Wisdom of having the shortest possible name with no middle and last names, dawned on me at the time I filled up the form for the Unique Identity and the Permanent Account Number for my son when he turned eighteen. These are identity numbers issued to citizens to prove their existence, individuality and status and this process can be extremely arduous and knotty if your name is a mouthful.
As tradition, customs and faith demanded that I name my child with a first name, normally used to call, followed by the paternal grandfather’s name for the first born son and maternal grandfather’s name for the second ( wonder what would be for the third one!)and this would manifest as the middle name and the official one too and finally tagging behind, the father’s name as the surname! So my son’s appellation was a mile long and did not have a clue then as to what the repercussions would be.
Not realizing what was in store for me, I merrily filled up the square boxes under the category “First, Middle and Surname or last name”, the asterisks reminded me that no initials were allowed; now here comes the cliff hanger, I had to provide proof or evidence of his name which could be either his birth certificate or the school graduation certificate and in both of them, the initials were not expanded and my form was rejected as the names could not be corroborated!

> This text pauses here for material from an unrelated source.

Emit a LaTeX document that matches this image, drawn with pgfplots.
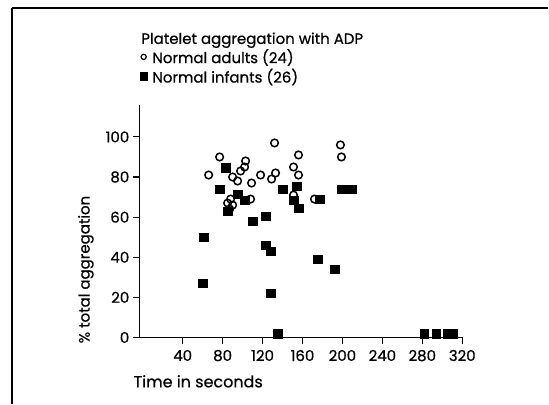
\documentclass[border=0pt]{standalone}
\usepackage{fontspec}
\setmainfont{Poppins}[FakeBold=0.6]
\usepackage{pgfplots}
\pgfplotsset{compat=1.18}
\begin{document}
\begin{tikzpicture}[x=1pt,y=1pt]
\path (0,0) rectangle (549,405);
\draw[line width=1.8pt] (12,397) -- (549,397);
\draw[line width=1.2pt] (12,397) -- (12,0);
\begin{axis}[
  at={(140pt,67pt)}, anchor=south west,
  scale only axis, width=323pt, height=233pt,
  xmin=-3, xmax=320, ymin=0, ymax=116,
  axis lines=left,
  axis line style={-, line width=1.3pt},
  xtick={40,80,...,320}, ytick={0,20,...,100},
  tick align=outside, major tick length=7pt,
  tick style={line width=1.1pt, black},
  /pgf/number format/assume math mode=true,
  ticklabel style={font=\fontsize{15}{17}\selectfont},
  xticklabel style={yshift=-2pt},
  xlabel={Time in seconds},
  xlabel style={at={(axis description cs:-0.03,-0.2146)}, anchor=base west, font=\fontsize{16}{18}\selectfont},
  ylabel={\% total aggregation},
  ylabel style={at={(axis description cs:-0.167,0.292)}, anchor=center, font=\fontsize{15}{17}\selectfont},
  title={Platelet aggregation with ADP},
  every axis title shift=0pt,
  title style={at={(axis description cs:-0.006,1.2618)}, anchor=base west, font=\fontsize{15}{17}\selectfont},
  legend style={at={(axis description cs:0,1.2403)}, anchor=north west, draw=none, fill=none,
    font=\fontsize{15}{17}\selectfont, row sep=4pt, inner sep=0pt,
    nodes={inner sep=0pt},
    /tikz/every odd column/.append style={column sep=5pt}},
  legend cell align=left,
]
\addplot[only marks, mark=o, mark size=3.8pt, mark options={line width=1.5pt}, black,
  legend image code/.code={\draw[black, line width=1.2pt] (3pt,0pt) circle (2.6pt);}] coordinates {
(66,81) (77,90) (103,88) (102,85) (98,83) (90,80) (95,78) (109,77)
(118,81) (133,82) (129,79) (132,97) (156,91) (151,85) (156,81) (151,71)
(172,69) (198,96) (199,90) (108,69) (85,67) (88,69) (90,66) (87,64)
};
\addlegendentry{Normal adults (24)}
\addplot[only marks, mark=square*, mark size=4.3pt, black,
  legend image code/.code={\fill[black] (-0.5pt,-4pt) rectangle (6.5pt,4pt);}] coordinates {
(83,84.5) (77,74) (95,71.5) (102,68.5) (85,63) (110,58) (123,60.5) (140,74)
(154,75.5) (151,68.5) (156,64.5) (177,69) (199,74) (209,74) (61,50) (60,27)
(123,46) (128,43) (128,22) (135,2) (175,39) (192,34) (282,2) (294,2) (305,2) (311,2)
};
\addlegendentry{Normal infants (26)}
\end{axis}
\end{tikzpicture}
\end{document}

I tried to explain my predicament to the issuing authorities and the conversation that ensued between a harrowed me and the customer care representative drove each other up the wall and finally I blew a fuse with her parrot like repetitions of the things that were already known to me and was on the verge of calling her names! The nomenclature duel was not getting me anywhere and the next couple of hours were spent in a kind of jigsaw exercise as to what letters would go in what boxes.
There is a silver lining in every cloud and that’s where appendices come into play, I jumped with joy on a distant probability of cracking the code like Alan Turin’s decoding Christopher and headed to the nearest gazetted officer who wielded the green pen and one who could vouch for my son’s existence and give a certificate to that effect. This deal came in the absence of my son’s physical presence, with a price of course and further pleading, cajoling and convincing for the Photostat copy of the officer’s identity.
Yet another time I submitted the form attaching the required documents to support my claim and as I wait with fingers crossed for the successful verification completed check, all I can say is the name of the game is ‘keep your name short, sweet and simple’ and why in God’s name is filling up forms so cumbersome!!!